Schwäbische Zeitung: Gefährliches Spiel mit dem Feuer - Leitartikel
Leutkirch (ots)
Sie hat Europa völlig unerwartet getroffen: die Idee von Griechenlands Regierungschef Giorgos Papandreou, sein Volk über das vergangene Woche ausgehandelte Rettungspaket abstimmen zu lassen. Nach einem Gipfel, der Hoffnung gemacht hat, dass die Eurozone die Krise in den Griff bekommen könnte, ringen dieselben Politiker mühsam um Fassung. Politiker, die seit Wochen gegen die Pleite Griechenlands kämpfen, fühlen sich brüskiert - und zwar zu Recht. Es geht nicht um die Frage, ob bei so weit reichenden Entscheidungen das Volk als Souverän einbezogen werden muss, es geht um das Vorgehen Papandreous: Dass er ein Referendum ankündigt, ohne sich mit den Partnern abzustimmen, ist ein Schlag ins Gesicht all jener, die sich um Griechenland bemühen.

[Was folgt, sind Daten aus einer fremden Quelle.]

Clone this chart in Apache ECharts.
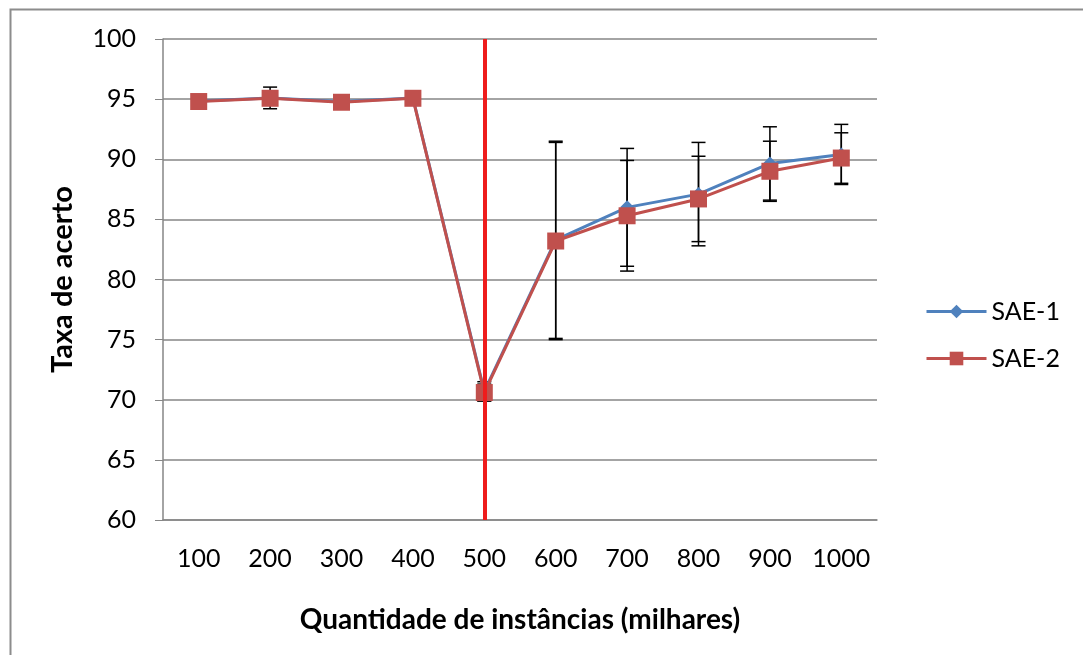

Papandreou spielt zudem auf gefährliche Art und Weise mit dem Feuer. Die Griechen sollen über die Sparauflagen abstimmen, die die Gegenleistung für das zweite Griechenlandpaket darstellen - Auflagen, die den aktuellen und schon jetzt nicht akzeptierten Sparkurs verschärfen. Die griechischen Politiker, die ihr Land in der Eurozone halten wollen, setzen darauf, dass die Mehrheit der Griechen versteht, dass ein Großteil ihres Wohlstandes in den vergangenen Jahren auf Pump finanziert war und dass die drastischen Sparmaßnahmen nötig sind. Sehr wahrscheinlich ist das nicht.
Das Referendum gleicht damit einer Abstimmung über die Euro-Mitgliedschaft: Wenn die Griechen den Auflagen nicht zustimmen, werden sich die Retter - Euro-Länder und seit Mittwoch auch private Gläubiger - nicht mehr an ihre Zusagen zur Rettung Griechenlands gebunden fühlen. Das Ausscheiden Griechenlands aus der Eurozone wäre wohl die Folge. Für Angela Merkel und ihre Partner erhöht sich der Druck nun aufs Neue: Durch das Referendum ist wahrscheinlich geworden, was keiner ernsthaft diskutieren durfte: die Pleite eines Euro-Mitglieds. Jetzt rächt sich, dass ein möglicher Alternativplan zur Rettung Griechenlands nie erarbeitet worden ist.